Beginning geoscientists often begin their careers in field exploration, or as research assistants in laboratories or offices. Gaining experience can lead to promotion to team leader, program manager, or senior research. Working in management will require time spent on budgeting, scheduling and reporting to top executives.

Top 10 Most Popular Geological and Earth Sciences/Geosciences Schools

1. Georgia Institute of Technology, Main Campus (Atlanta, Georgia)
2. Missouri University of Science and Technology (Rolla, Missouri)
3. University of Pittsburgh, Main (Pittsburgh, Pennsylvania)
4. Stanford University (Stanford, California)
5. Pennsylvania State University, Main Campus (University Park, Pennsylvania)
6. Princeton University (Princeton, New Jersey)
7. California Polytechnic State University, San Luis Obispo (San Luis Obispo, California)
8. Dartmouth College (Hanover, New Hampshire)
9. Boston College (Chestnut Hill, Massachusetts)
10. Western Washington University (Bellingham, Washington)

See All Geological and Earth Sciences/Geosciences Schools

Employment and Job Outlook for Geoscientists, Except Hydrologists and Geographers

Number of People in Profession

31,860

Changing Employment (2008-2018)

Employment is projected to grow faster than average (increase 14 - 19%).

A large percent of geoscientists are employed in architectural, engineering, and related services with additional geoscientists employed by gas and oil extraction companies. State agencies and the Federal Government also employ geoscientists.

Employment for geoscientists is expected to grow faster than average. Graduates with master’s degree can expect to find excellent opportunities in their field. Employment demand will result from the need for energy, environmental protection, and water and land management.

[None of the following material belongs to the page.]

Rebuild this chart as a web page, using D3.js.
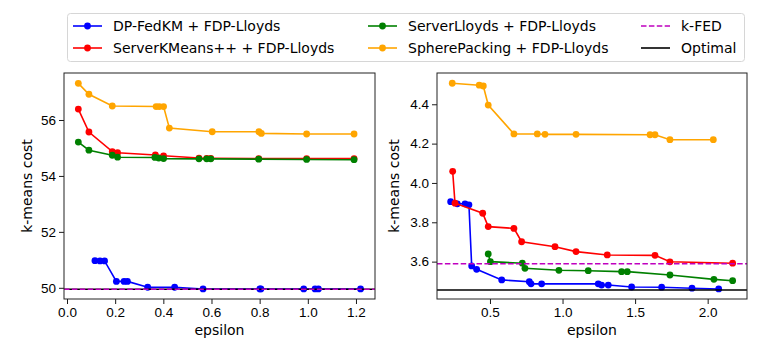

Graduates with degrees in geoscience will have excellent opportunities in consulting firms and in the oil and gas industry. Retirement and those promoted to managerial positions will create new jobs as well.

The recession will impact jobs of geoscientists because there are plenty of jobs when prices are high, but become scarce when prices fall.

Earnings and Salary for Geoscientists, Except Hydrologists and Geographers

Median annual wages of geoscientists are $81,220. The middle 50 percent earn between $56,280 and $117,040; the lowest 10 percent earn less than $43,140 and the highest 10 percent more than $161,260.

Annual Salary for Geoscientists, Except Hydrologists and Geographers

On average, Geoscientists, Except Hydrologists and Geographers earn $81,220 per year.

10% 25% 75% 90% $43,140/yr $56,280/yr $117,040/yr $161,260/yr

Hourly Wage for Geoscientists, Except Hydrologists and Geographers

On average, Geoscientists, Except Hydrologists and Geographers earn $39.05 per hour.